Atlanta’s historic September collapse loomed over the winter like a bad hangover, and the questions didn’t let up just because the team is heading into a new season. Until the Braves start carving out a different paththey’re going to be queried about what happened a year ago.

How they seemingly had the NL wild card locked up with a month to go, only to throw it away by winning just nine of their last 27 games. How a gut-wrenching, 13-inning loss on the final day of the season finished them off. How the St. Louis Cardinals stormed back to edge the Braves by a single game, then carried that momentum all the way to a World Series championship.

As much as Gonzalez and the Braves are determined to turn the page, they can’t get away from the constant rehashing of 2011. Every time a new reporter showed up at spring training, there were the familiar questions, the ones they’ve answered over and over again.
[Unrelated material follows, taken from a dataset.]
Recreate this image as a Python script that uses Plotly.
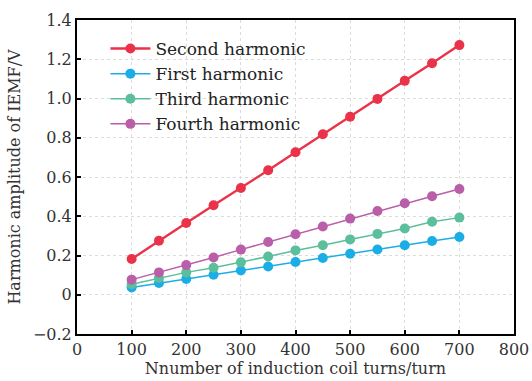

Look for more of the same once the games begin counting, especially if the team gets off to a slow start.

“It’s gonna be like this,” Gonzalez said. “I understand the whole process.”

The impending retirement of Chipper Jones only adds to the sense of urgency.

Approaching his 40th birthday and plagued by injuries, Atlanta’s longtime third baseman announced in spring training that this will be his final season.

One thing the Braves didn’t do was rip apart their team. Quite the opposite, in fact. Other than a new shortstop (most likely rookie Tyler Pastornicky) and a new starter at the end of the rotation, this will be largely the same team that played so well for such a long period – a .626 clip from the beginning of May until the end of August – only to fritter it away with that ugly final month.

“We’ve got a pretty good club,” Gonzalez said. “Going into the last month, we had the third- or fourth-best record in the major leagues. We’ve got a good club. We’ve got a good young club. There was really no reason to make any changes.”

Instead, Atlanta is counting on comeback years from several players who fell off dramatically last season.

Start with Jason Heyward made the All-Star team and was runner-up for NL rookie of the year in 2010. His sophomore season was the exact opposite, a brutally poor campaign that Heyward blames on an ailing shoulder.

“The big thing is being healthy and being able to make the adjustments,” insisted Heyward, who hit .227 with just 14 homers and 42 RBI. “Right now, that’s all I’m doing. No different than any other spring.”

Heyward wasn’t the only one to blame for an inconsistent offense that plagued the Braves all year.

Slugging second baseman Dan Uggla struggling mightily until July. He then ripped off a 33-game hitting streak and finished with a career-high 36 homers, but was so pathetic the first three months he still finished with a career-worst .233 average.

Brian McCann and Martin Prado also went through slumps.

Even Gonzalez conceded the Braves need to get off to a strong start this season, if for no other reason than to turn the focus away from last September.

“Obviously, if go out and start 5-11 in April,” the manager said, “that’s all gonna come back.”